Manusia diciptakan berada di tengah-tengah antara dua alam, yaitu alam ruh dan alam materi. Di alam ruh manusia ada kemiripan dengan para malaikat yang tidak makan, tidak minum, tidak mendurhakai perintah Allah dan senantiasa mengerjakan apa yang diperintahkan-Nya. Sedangkan di alam materi manusia lebih mirip dengan hewan yang tidak punya keinginan kecuali makan, minum dan mendapatkan kelezatan dengan memperturutkan nafsu seksualnya.
Manusia berada di tengah antara karakter malaikat dan hewan, karena Allah menciptakannya dari dua sifat alam itu, yaitu alam materi dan alam ruh. Sehingga pada manusia ada akal dan ruh, dengan dua bekal ini manusia mampu naik mencapai posisi para malaikat, dan padanya juga ada tubuh dan syahwat yang dengan sebab memperturutkan keduanya maka manusia turun sejajar dengan posisi hewan-hewan atau lebih sesat lagi.

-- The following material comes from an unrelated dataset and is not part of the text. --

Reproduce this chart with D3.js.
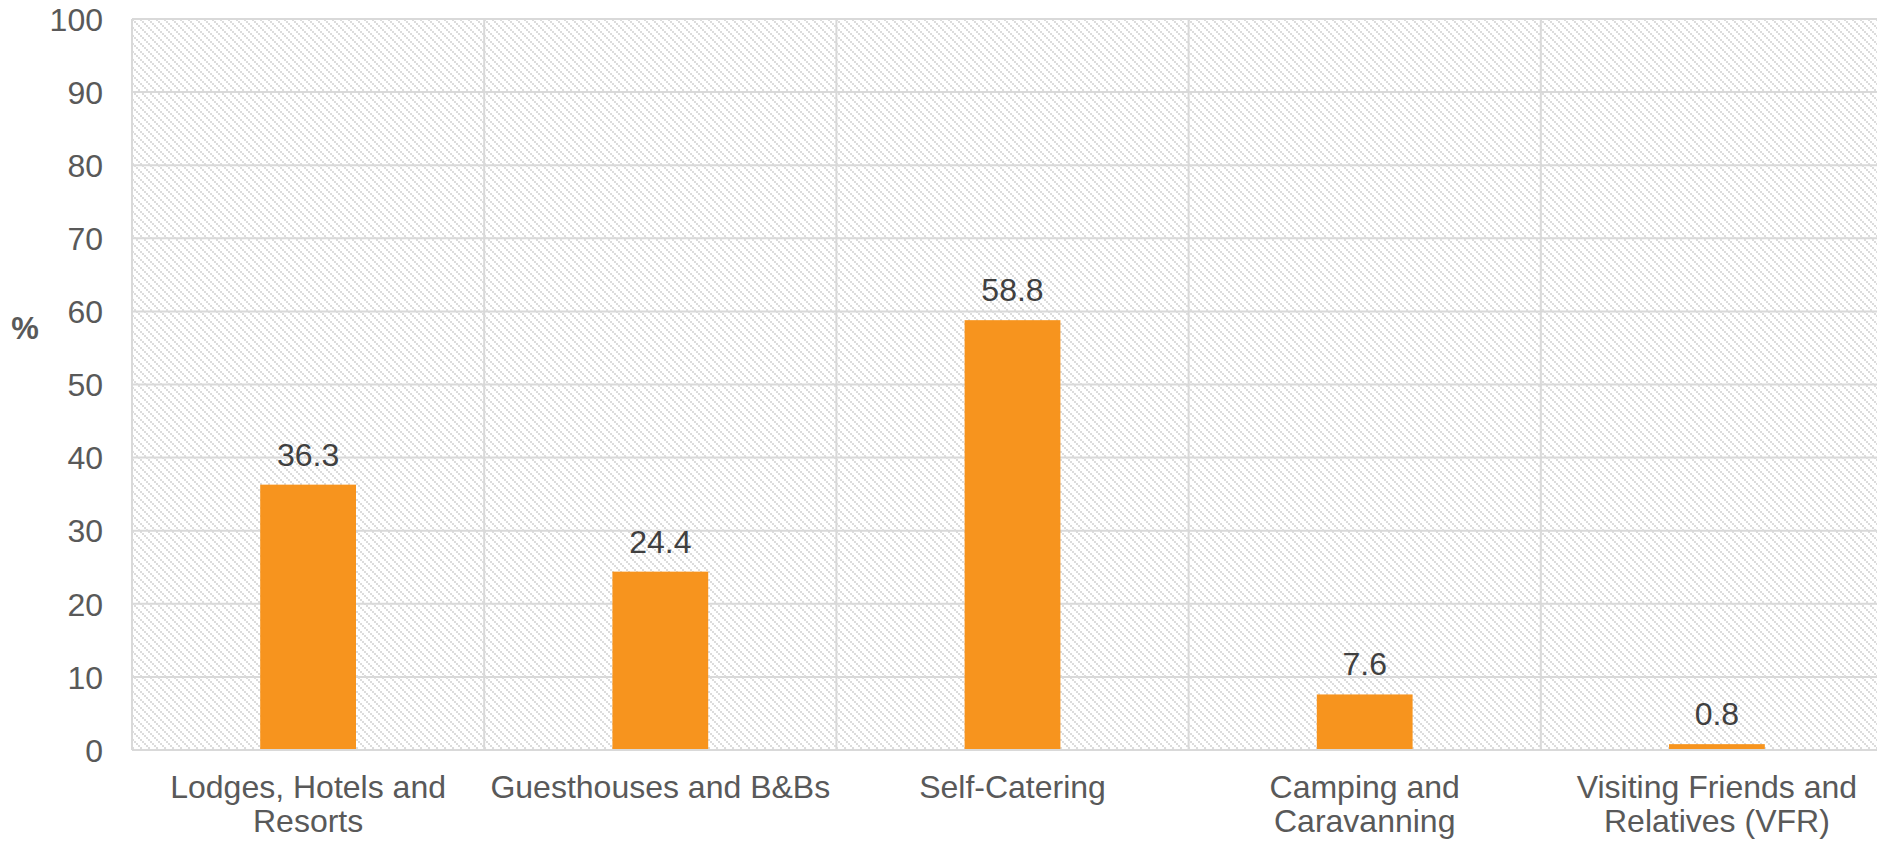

Manusia bisa tetap berada dalam kebaikan sepanjang ia mampu menjaga keseimbangan di antara sifat ruhani dan sifat materinya, sehingga salah satunya tidak mengalahkan yang lainnya. Keseimbangan tersebut penting artinya agar manusia amanah dalam mengemban tugas yang diserahkan oleh Allah kepadanya, yakni sebagai khalifah di bumi-Nya untuk memakmurkannya dan menghiasinya dengan ibadah.
Kepentingan ajaran Islam hanyalah menunjukkan jalan utama yang harus ditempuhnya, yang dengannya manusia sanggup menjaga keseimbangan (al-tawazun) dan menjadikannya hidup di muka bumi bagaikan para malaikat yang taat beribadah serta berjuang menundukkan hawa nafsunya agar meraih kesuksesan dan kebaikan.

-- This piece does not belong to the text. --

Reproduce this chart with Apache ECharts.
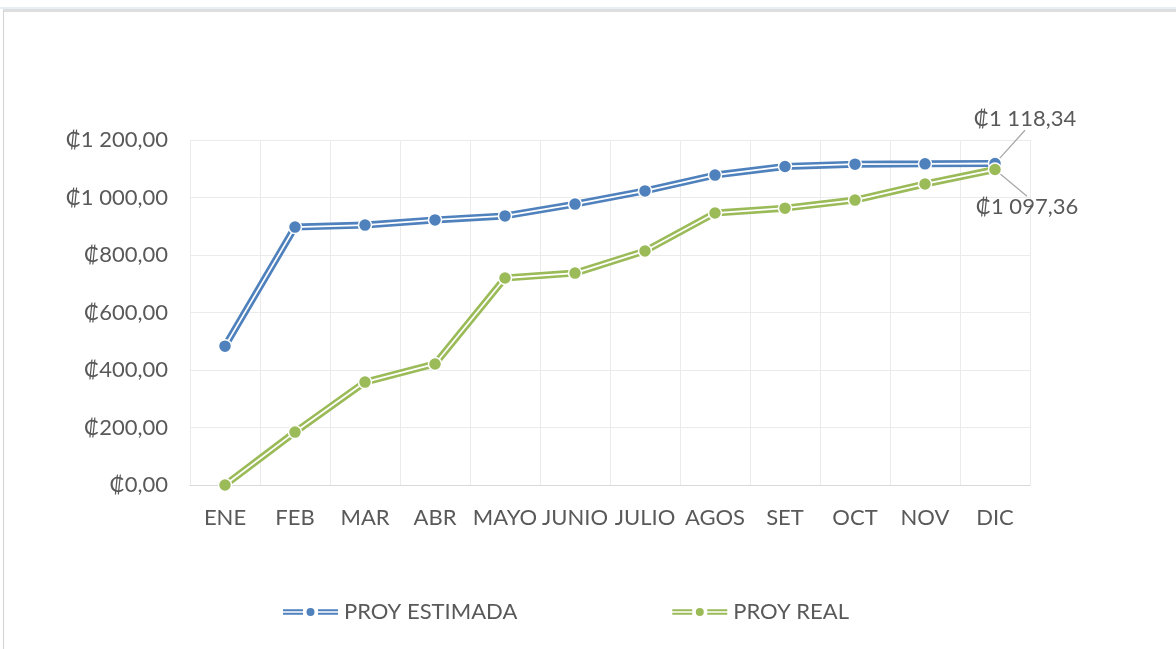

Puasa Ramadhan hanyalah salah satu sarana agung dalam Islam dan termasuk salah satu ibadah agar orang beriman yang berpuasa memasuki alam ruhani (spiritual) dan mencicipi kenikmatannya, sedangkan dirinya masih berada di muka bumi. Puasa tersebut berfungsi untuk menjaga pelakunya dari pengaruh buruk alam materi yang ada pada dirinya.
Orang yang berpuasa akan menahan dan mencegah dirinya dari memperturutkan dorongan syahwat (rasa ingin) karena melaksanakan perintah Allah dan meninggalkan larangan-Nya. Oleh karena itu, puasa berfungsi sebagai penjaga manusia yang berpuasa agar bersih dan suci dari dosa-dosa, yakni apa saja yang merusak setiap orang atau bahkan merusak masyarakat.
Hujjat al-Islam al-Ghazali dalam kitabnya, Ihya’ ‘Ulum al-Din memandang bahwa puasa adalah sarana untuk mengalahkan musuh Allah, karena syahwat adalah sarana bagi syetan. Oleh karena itu, Rasulullah SAW bersabda, “Sesungguhnya setan itu mengalir pada tempat aliran darah anak keturunan Adam (manusia), maka sempitkanlah tempat-tempat mengalirnya itu dengan lapar (puasa).”
Dalam sebuah hadits yang diriwayatkan oleh al-Imam al-Bukhari dan al-Imam Muslim dari Abdullah bin Mas’ud, ia berkata, Rasulullah SAW. bersabda kepada kami, “Wahai sekumpulan pemuda, barang siapa di antara kalian telah mampu memberi nafkah batin (dengan syarat mampu memberikan nafkan lahir) maka hendaklah segera menikah, karena nikah itu lebih bisa memejamkan (memelihara) mata dan lebih menjaga kemaluan. Dan barangsiapa yang belum mampu (menikah), maka ia harus berpuasa, karena puasa adalah benteng pelindungnya.”
Puasa Ramadhan ibarat madrasah, sekolah, yang mempersiapkan para muridnya untuk siap menghadapi hidup yang penuh kompetisi. Maka dengan berpuasa sepanjang Ramadlan itu manusia beriman yang berpuasa diajari agar bersikap jujur, amanah, menepati janji, sabar, mendidik jiwa agar memiliki keberanian dan mendorong pelakunya agar hidup sehat dan hidup lebih mulia.
Mereka yang beribadah puasa Ramadhan dengan ikhlas dan sempurna, menunaikan apa saja yang diwajibkan dan menutupi kekurangan-kekurangannya dengan mengerjakan apa-apa yang disunnahkan, pastilah menjadi insan yang bertaqwa kepada Allah sepanjang hayatnya.